Your objective
Your task is to copy a single run of lines that starts at the line with "The picture is" and stops at the line with "import seaborn as sns", keeping both ends. Copy nothing else.

Data excerpt

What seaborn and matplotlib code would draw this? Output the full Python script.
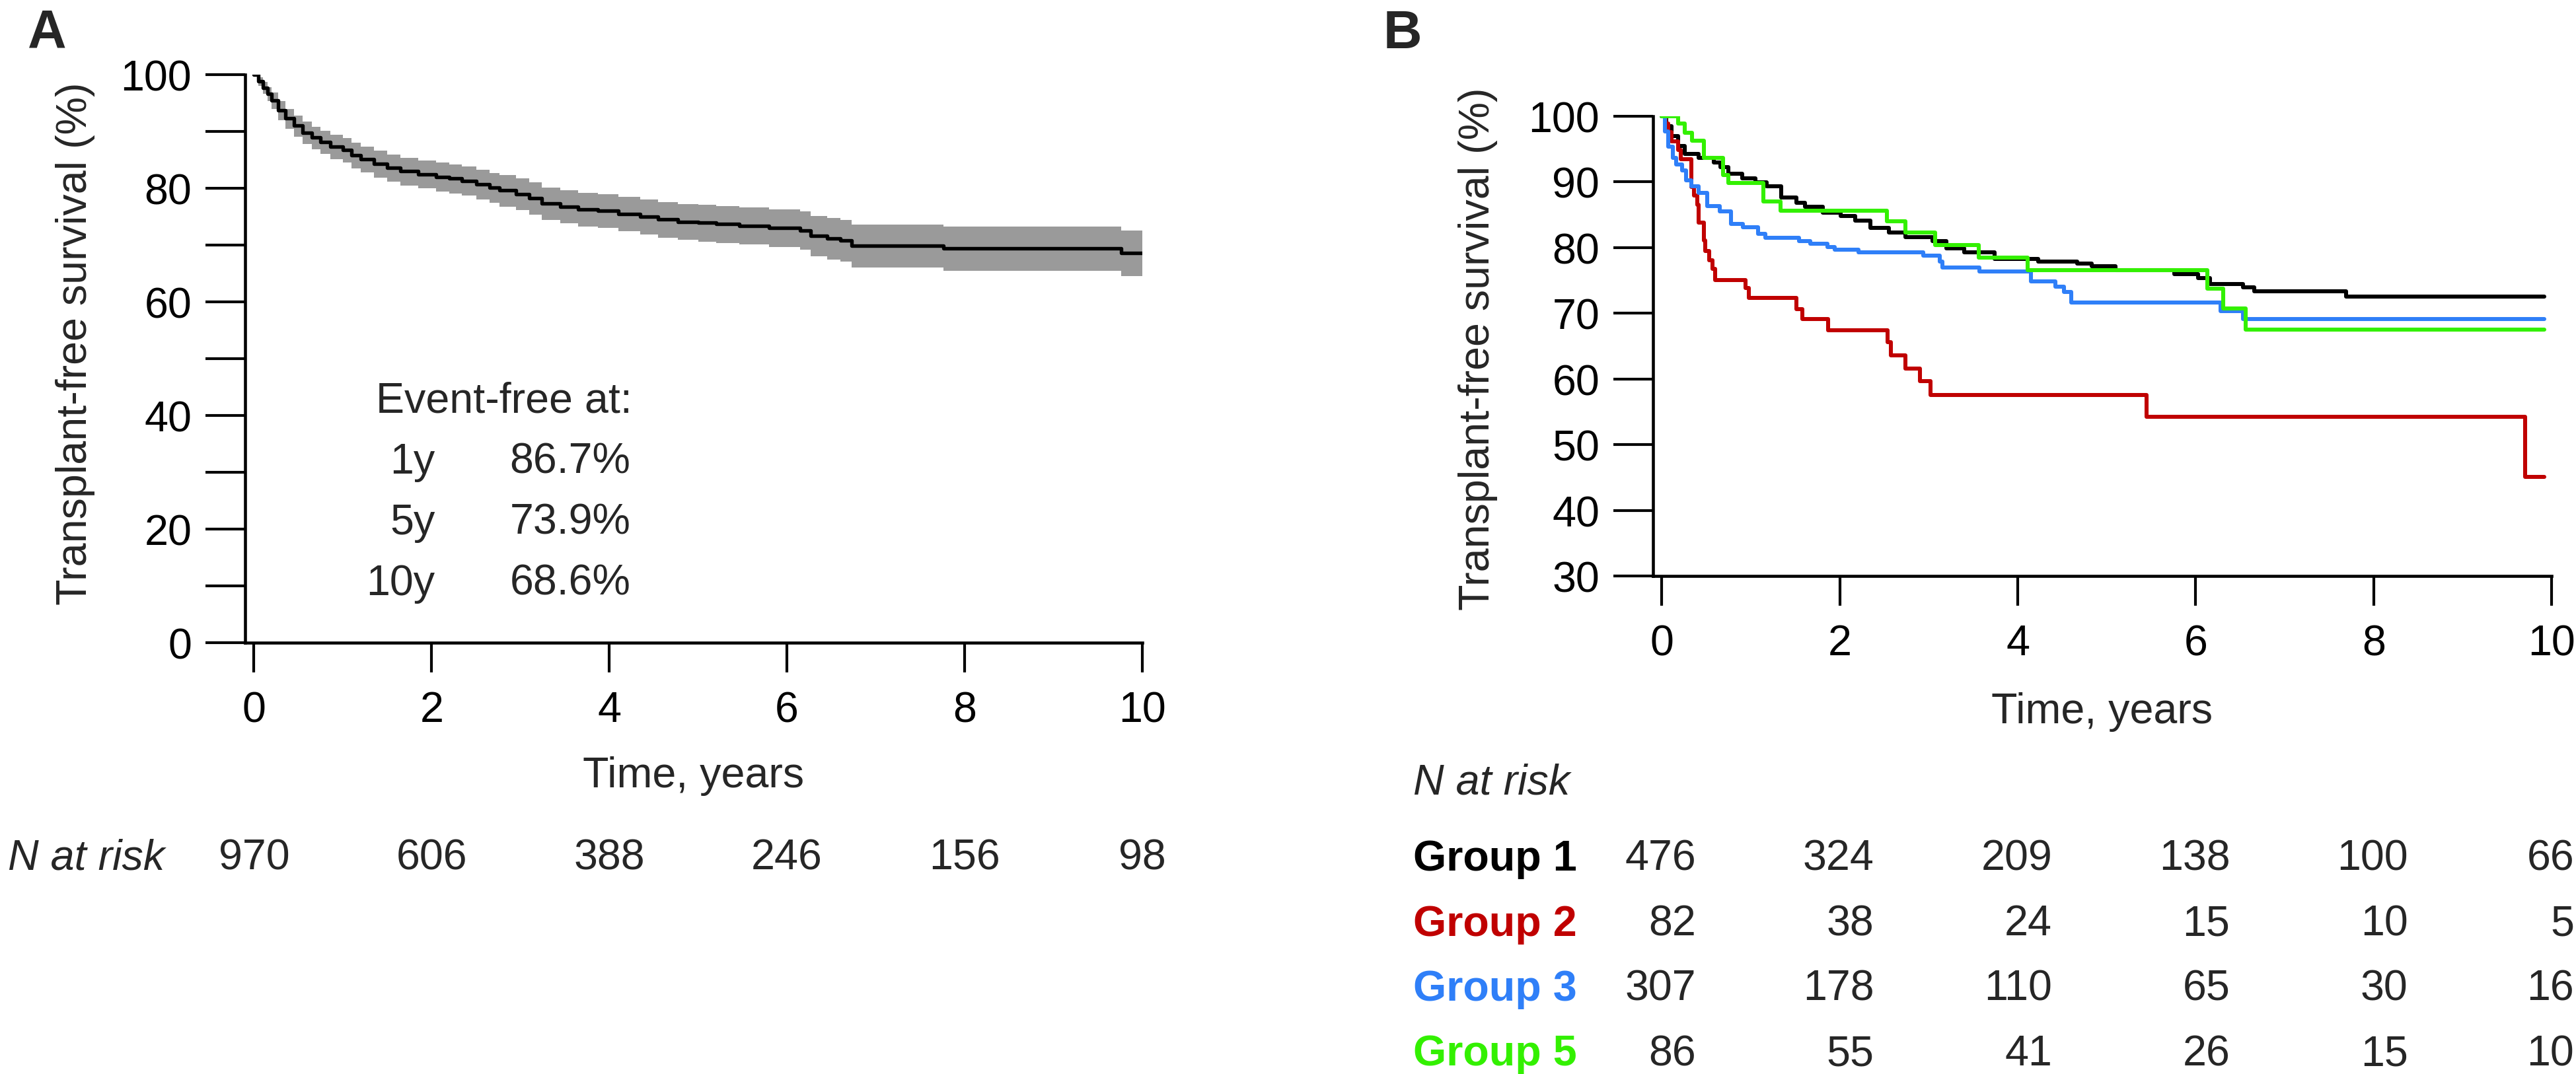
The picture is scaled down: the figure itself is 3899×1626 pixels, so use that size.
import matplotlib
matplotlib.use("Agg")
import matplotlib.pyplot as plt
from matplotlib import transforms
import seaborn as sns

# ── data ─────────────────────────────────────────────────────────────────────
# Panel A: overall KM estimate with confidence band (values in %)
a_time = [0, 0.05, 0.1, 0.15, 0.2, 0.27, 0.35, 0.45, 0.55, 0.65, 0.75, 0.86, 1.0, 1.1, 1.2,
          1.35, 1.5, 1.65, 1.85, 2.05, 2.2, 2.34, 2.5, 2.65, 2.76, 2.95, 3.1, 3.24, 3.45, 3.65,
          3.87, 4.1, 4.35, 4.55, 4.77, 5.0, 5.2, 5.46, 5.8, 6.15, 6.27, 6.45, 6.6, 6.73, 7.76,
          9.76, 10.0]
a_surv = [100, 98.8, 97.7, 96.6, 95.5, 93.7, 92.3, 91.0, 89.8, 88.9, 88.1, 87.3, 86.7, 85.8, 85.1,
          84.3, 83.6, 83.0, 82.5, 82.0, 81.7, 81.3, 80.7, 80.1, 79.6, 79.0, 78.2, 77.3, 76.8, 76.3,
          76.0, 75.5, 75.0, 74.5, 74.1, 73.9, 73.7, 73.4, 73.0, 72.6, 71.6, 71.2, 70.8, 69.9, 69.4,
          68.6, 68.6]
a_upper = [100, 99.5, 98.7, 97.8, 96.9, 95.3, 94.0, 92.8, 91.7, 90.8, 90.1, 89.4, 88.8, 88.0, 87.3,
           86.6, 85.9, 85.4, 84.9, 84.5, 84.2, 83.8, 83.3, 82.7, 82.3, 81.7, 81.0, 80.1, 79.7, 79.2,
           78.9, 78.5, 78.0, 77.6, 77.2, 77.1, 76.9, 76.6, 76.3, 75.9, 75.1, 74.8, 74.4, 73.6, 73.2,
           72.6, 72.6]
a_lower = [100, 98.0, 96.6, 95.3, 94.0, 92.0, 90.5, 89.1, 87.8, 86.9, 86.0, 85.1, 84.5, 83.5, 82.8,
           81.9, 81.2, 80.5, 80.0, 79.4, 79.1, 78.7, 78.0, 77.4, 76.8, 76.2, 75.3, 74.4, 73.8, 73.3,
           73.0, 72.4, 71.9, 71.3, 70.9, 70.6, 70.4, 70.1, 69.6, 69.2, 68.0, 67.5, 67.1, 66.1, 65.5,
           64.5, 64.5]

event_free_years = ["1y", "5y", "10y"]
event_free_pct = ["86.7%", "73.9%", "68.6%"]

risk_years = [0, 2, 4, 6, 8, 10]
a_at_risk = [970, 606, 388, 246, 156, 98]

# Panel B: KM estimates by group
g1_time = [0, 0.05, 0.11, 0.18, 0.26, 0.41, 0.58, 0.66, 0.75, 0.9, 1.05, 1.18, 1.34, 1.51, 1.61,
           1.81, 2.01, 2.17, 2.34, 2.55, 2.74, 3.04, 3.2, 3.4, 3.74, 4.23, 4.67, 4.83, 5.1, 5.76,
           6.03, 6.16, 6.53, 6.66, 7.69, 9.92]
g1_surv = [100, 98.5, 97.0, 95.5, 94.3, 93.7, 93.0, 92.3, 91.2, 90.5, 89.9, 89.3, 87.6, 86.8, 86.2,
           85.3, 84.8, 84.1, 83.0, 82.3, 81.6, 81.0, 79.9, 79.3, 78.3, 77.9, 77.6, 77.2, 76.6, 76.0,
           75.4, 74.5, 74.0, 73.3, 72.5, 72.5]
g2_time = [0, 0.04, 0.07, 0.11, 0.18, 0.21, 0.33, 0.36, 0.40, 0.41, 0.47, 0.49, 0.53, 0.57, 0.60,
           0.94, 0.98, 1.51, 1.58, 1.87, 2.54, 2.57, 2.74, 2.90, 3.02, 5.45, 9.70, 9.92]
g2_surv = [100, 98.9, 97.6, 96.2, 94.9, 93.5, 89.2, 87.9, 86.5, 83.8, 81.1, 79.5, 78.1, 76.8, 75.1,
           73.9, 72.3, 70.6, 69.1, 67.4, 65.6, 63.6, 61.6, 59.7, 57.6, 54.2, 45.1, 45.1]
g3_time = [0, 0.03, 0.07, 0.12, 0.16, 0.23, 0.27, 0.33, 0.41, 0.51, 0.65, 0.78, 0.91, 1.08, 1.16,
           1.54, 1.67, 1.86, 1.94, 2.21, 2.94, 3.12, 3.15, 3.57, 4.15, 4.42, 4.52, 4.6, 6.28, 6.53,
           9.92]
g3_surv = [100, 97.7, 95.4, 93.7, 92.7, 91.8, 90.2, 89.3, 88.3, 86.3, 85.5, 83.6, 83.1, 82.1, 81.5,
           81.0, 80.6, 80.1, 79.7, 79.3, 78.8, 77.9, 77.0, 76.4, 74.9, 74.1, 73.2, 71.6, 70.3, 69.1,
           69.1]
g5_time = [0, 0.18, 0.26, 0.34, 0.47, 0.69, 0.75, 1.14, 1.33, 2.53, 2.74, 3.07, 3.56, 4.11, 6.13,
           6.31, 6.56, 9.92]
g5_surv = [100, 98.9, 97.5, 96.3, 93.7, 91.0, 89.8, 87.0, 85.6, 84.0, 82.3, 80.4, 78.5, 76.6, 73.7,
           70.7, 67.5, 67.5]

group_names = ["Group 1", "Group 2", "Group 3", "Group 5"]
group_colors = ["#000000", "#C00000", "#2F7FF8", "#33F000"]
group_times = [g1_time, g2_time, g3_time, g5_time]
group_survs = [g1_surv, g2_surv, g3_surv, g5_surv]
b_at_risk = [
    [476, 324, 209, 138, 100, 66],
    [82, 38, 24, 15, 10, 5],
    [307, 178, 110, 65, 30, 16],
    [86, 55, 41, 26, 15, 10],
]

# ── figure setup ─────────────────────────────────────────────────────────────
W, H, DPI = 3899, 1627, 300
sns.set_style("ticks")
plt.rcParams["font.family"] = ["Liberation Sans", "DejaVu Sans"]
FS = 15.5

fig = plt.figure(figsize=(W / DPI, H / DPI), dpi=DPI)


def fx(x):
    return x / W


def fy(y):
    return 1 - y / H


axA = fig.add_axes([fx(371), fy(974), (1729 - 371) / W, (974 - 114) / H])
axB = fig.add_axes([fx(2502), fy(873), (3862 - 2502) / W, (873 - 177) / H])


def style_axis(ax):
    sns.despine(ax=ax)
    for s in ["left", "bottom"]:
        ax.spines[s].set_linewidth(1.1)
        ax.spines[s].set_color("black")
    ax.tick_params(axis="y", direction="out", length=14.4, width=1.0, pad=5,
                   labelsize=FS, colors="black")
    ax.tick_params(axis="x", direction="out", length=10.8, width=1.0, pad=6.5,
                   labelsize=FS, colors="black")
    ax.set_xlabel("")
    ax.set_ylabel("")


# ── panel A ──────────────────────────────────────────────────────────────────
axA.fill_between(a_time, a_lower, a_upper, step="post", color="#9A9A9A", lw=0, zorder=1)
sns.lineplot(x=a_time, y=a_surv, ax=axA, color="black", lw=1.3, drawstyle="steps-post",
             estimator=None, sort=False, zorder=2)
axA.set_xlim(-0.1, 10)
axA.set_ylim(0, 100)
axA.set_xticks(risk_years)
axA.set_xticklabels([str(v) for v in risk_years])
axA.set_yticks(range(0, 101, 10))
axA.set_yticklabels([str(v) if v % 20 == 0 else "" for v in range(0, 101, 10)])
style_axis(axA)

axA.text(4.26, 40.6, "Event-free at:", ha="right", va="baseline", fontsize=FS)
for i, (yr, pct) in enumerate(zip(event_free_years, event_free_pct)):
    yv = 29.9 - i * 10.7
    axA.text(2.04, yv, yr, ha="right", va="baseline", fontsize=FS)
    axA.text(4.24, yv, pct, ha="right", va="baseline", fontsize=FS)

# ── panel B ──────────────────────────────────────────────────────────────────
for name, col, t, s in zip(group_names, group_colors, group_times, group_survs):
    sns.lineplot(x=t, y=s, ax=axB, color=col, lw=1.45, drawstyle="steps-post",
                 estimator=None, sort=False)
axB.set_xlim(-0.1, 10)
axB.set_ylim(30, 100)
axB.set_xticks(risk_years)
axB.set_xticklabels([str(v) for v in risk_years])
axB.set_yticks(range(30, 101, 10))
style_axis(axB)

# ── labels ───────────────────────────────────────────────────────────────────
fig.text(fx(42), fy(72), "A", fontsize=19.5, fontweight="bold", va="baseline", ha="left")
fig.text(fx(2094), fy(73), "B", fontsize=19.5, fontweight="bold", va="baseline", ha="left")

fig.text(fx(114), fy(520), "Transplant-free survival (%)", rotation=90, ha="center",
         va="center", fontsize=FS)
fig.text(fx(2237), fy(528), "Transplant-free survival (%)", rotation=90, ha="center",
         va="center", fontsize=FS)

fig.text(fx(1050), fy(1192), "Time, years", ha="center", va="baseline", fontsize=FS)
fig.text(fx(3182), fy(1095), "Time, years", ha="center", va="baseline", fontsize=FS)

# ── risk tables ──────────────────────────────────────────────────────────────
fig.text(fx(12), fy(1317), "N at risk", ha="left", va="baseline", fontsize=FS, style="italic")
transA = transforms.blended_transform_factory(axA.transData, fig.transFigure)
for yr, n in zip(risk_years, a_at_risk):
    fig.text(yr, fy(1317), str(n), transform=transA, ha="center", va="baseline", fontsize=FS)

fig.text(fx(2139), fy(1203), "N at risk", ha="left", va="baseline", fontsize=FS, style="italic")
baseB = transforms.blended_transform_factory(axB.transData, fig.transFigure)
# numbers are right-aligned; the last column is pulled in to stay inside the figure
col_shift = [52, 52, 52, 52, 52, 34]
col_trans = [transforms.offset_copy(baseB, fig=fig, x=dx, y=0, units="dots") for dx in col_shift]
for i, (name, col, counts) in enumerate(zip(group_names, group_colors, b_at_risk)):
    ybase = fy(1318 + i * 98.5)
    fig.text(fx(2139), ybase, name, ha="left", va="baseline", fontsize=FS,
             fontweight="bold", color=col)
    for tr, yr, n in zip(col_trans, risk_years, counts):
        fig.text(yr, ybase, str(n), transform=tr, ha="right", va="baseline", fontsize=FS)

fig.savefig("out.png", dpi=DPI)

Result of this exercise
The picture is scaled down: the figure itself is 3899×1626 pixels, so use that size.
import matplotlib
matplotlib.use("Agg")
import matplotlib.pyplot as plt
from matplotlib import transforms
import seaborn as sns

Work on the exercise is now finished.